5. Introduction to R for Data Science
For “Exploring Data with Code”, you can choose between an R course or a Python course. I chose the R course, since I already have a little bit of experience with the R language. The course is again provided by Datacamp, but in contract with the T-SQL course, everything was flawless. Interesting lectures, good labs and a decent final test. The only remark I have is that the course is really basic, it doesn’t touch the more advanced topics (such as plotting with ggplot2 or lapply), however they will probably be explained in a later course. In short, a recommended course.

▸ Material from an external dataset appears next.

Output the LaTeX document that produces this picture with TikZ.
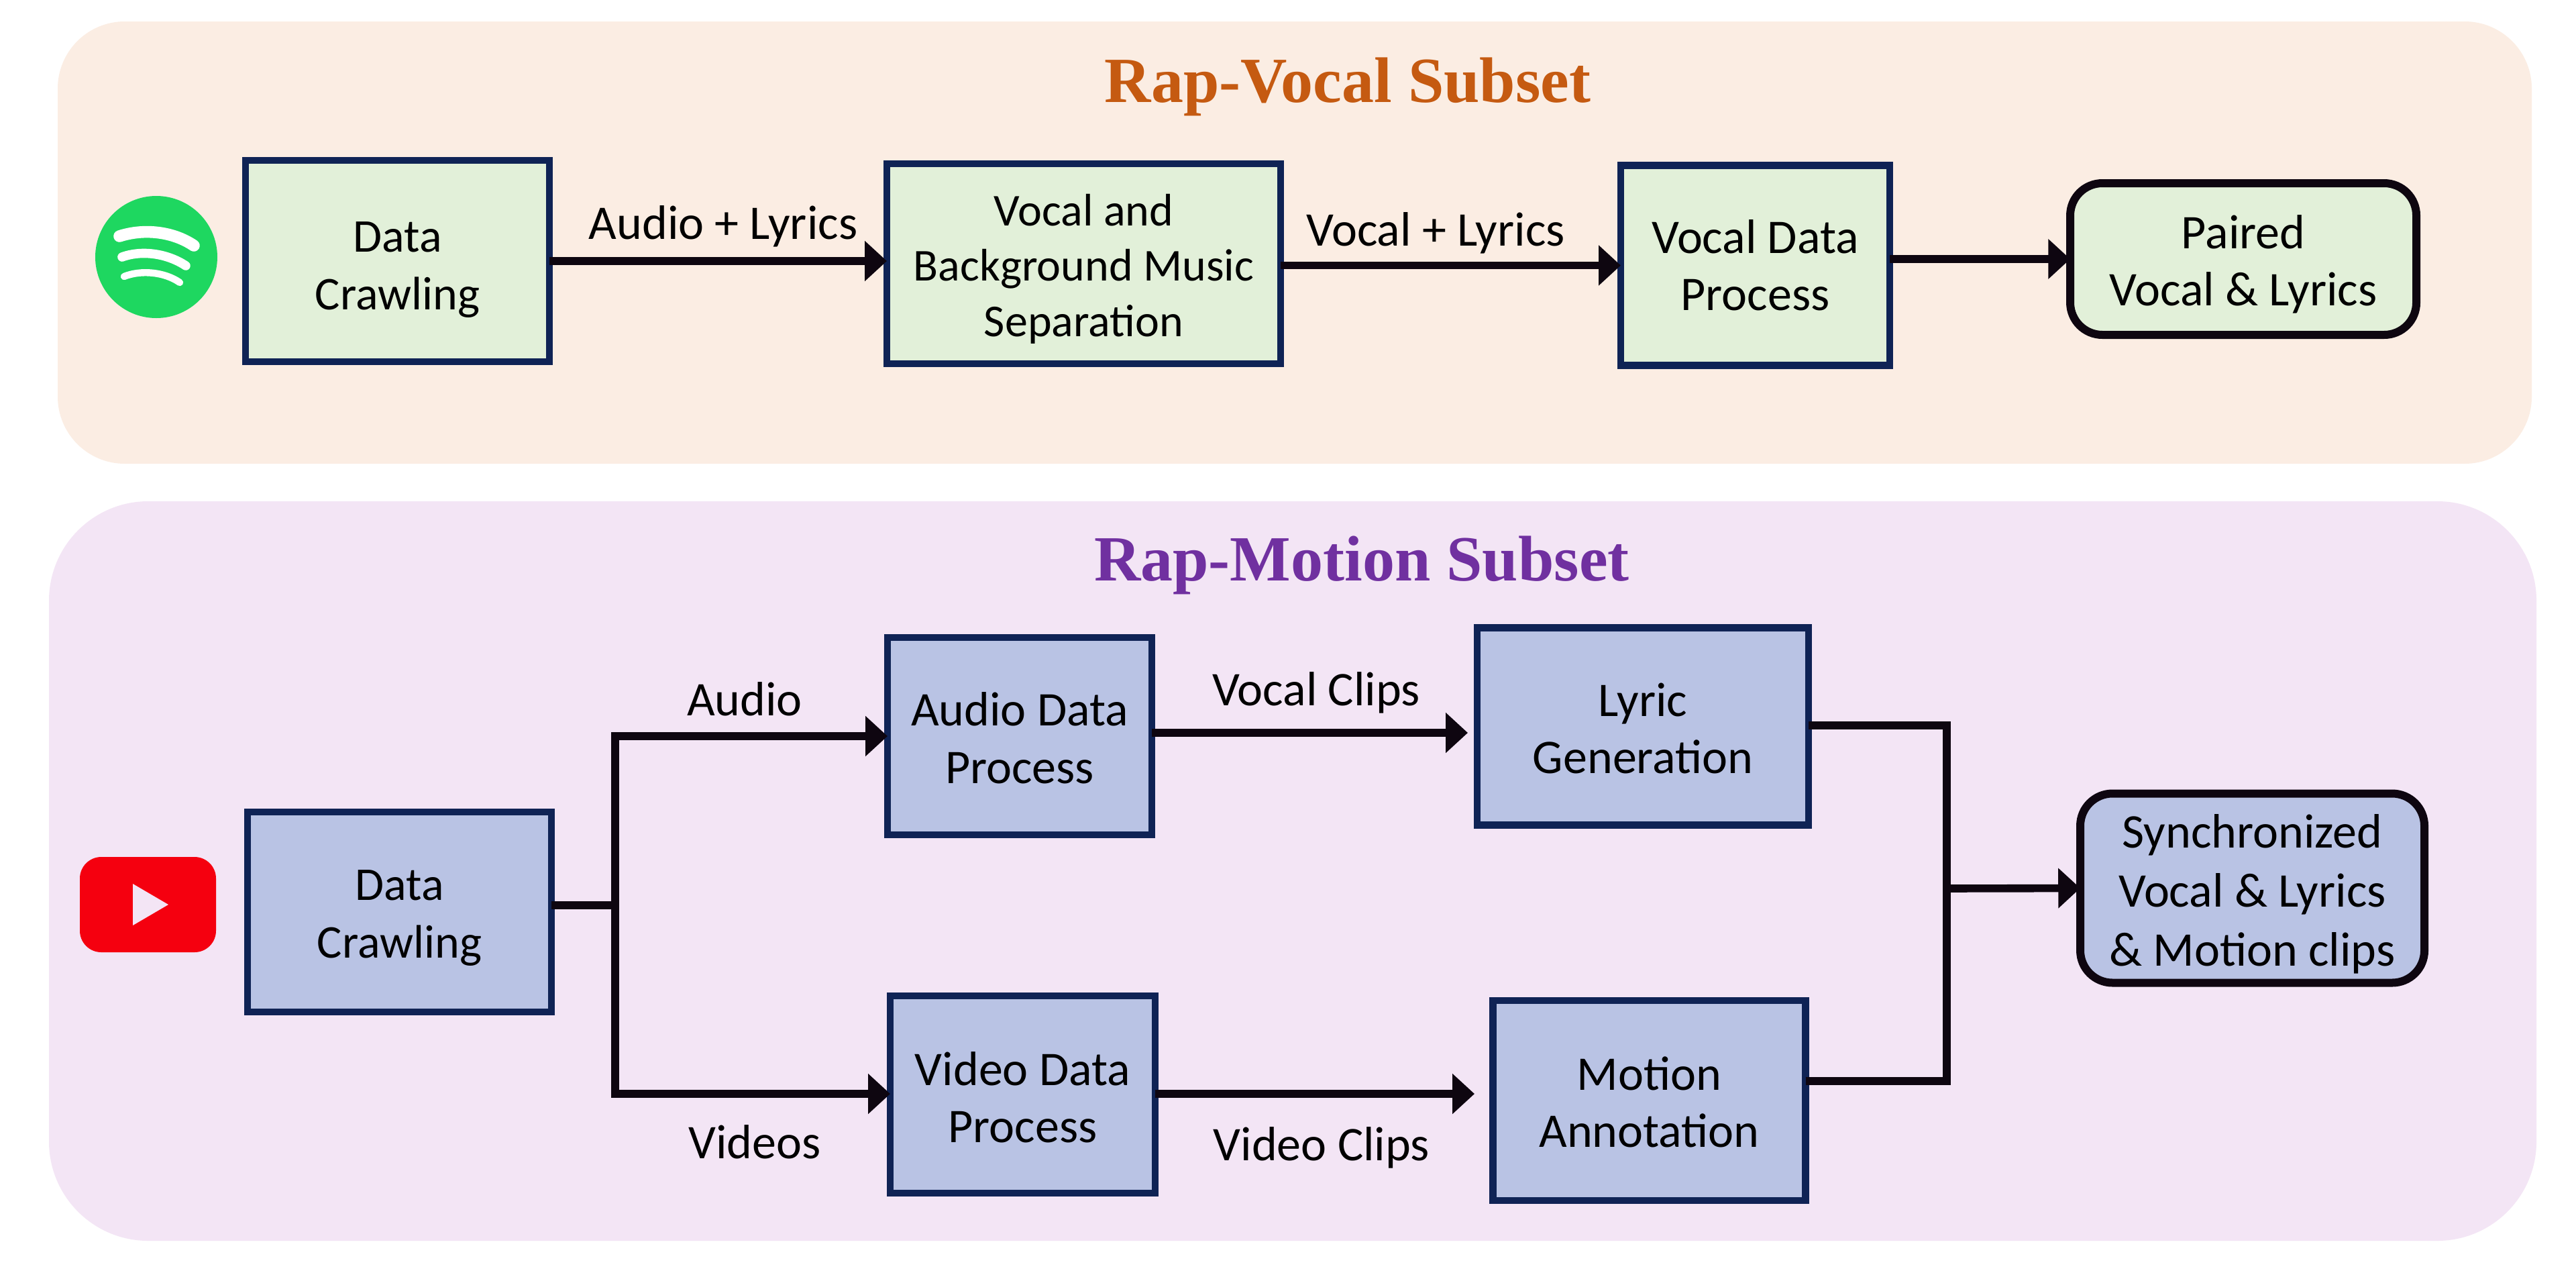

I finished the course in a couple of days. I watched the lectures at twice the speed and the labs were quite easy. The final test is timed and you can only take it once, but I finished it under an hour.
6. Data Science Essentials
This is an introductory course to data science concepts. There is some overlap with the Statistics in Excel course, but this course tends to be a bit more practical. For the hands-on labs, Azure ML is used in combination with Jupyter Notebooks. All in all, the course gives a good basic introduction to some machine learning concepts, such as regression, classification and clustering. The labs are way too easy though. You just need to follow the steps explained in the lab documents and you’re good to go. In the final lab, they don’t hold your hands quite as much, but it’s still a walk in the park. It’s really hard not to get 100% on this course; it really feels like a tutorial into Azure ML and Jupyter notebooks. The only “problem” with the course is that some of the R code used in the labs is considerably more complex than the R you learned in the previous course. Not really an issue since you just need to execute it, but there is some gap there.
I finished this course in a couple of days. Lectures at twice the speed and just followed instructions for the lab. The final test took me under an hour to finish it.
Anyway, that’s all the courses I’ve done so far. I’ll blog about the other courses once I’ve finished them.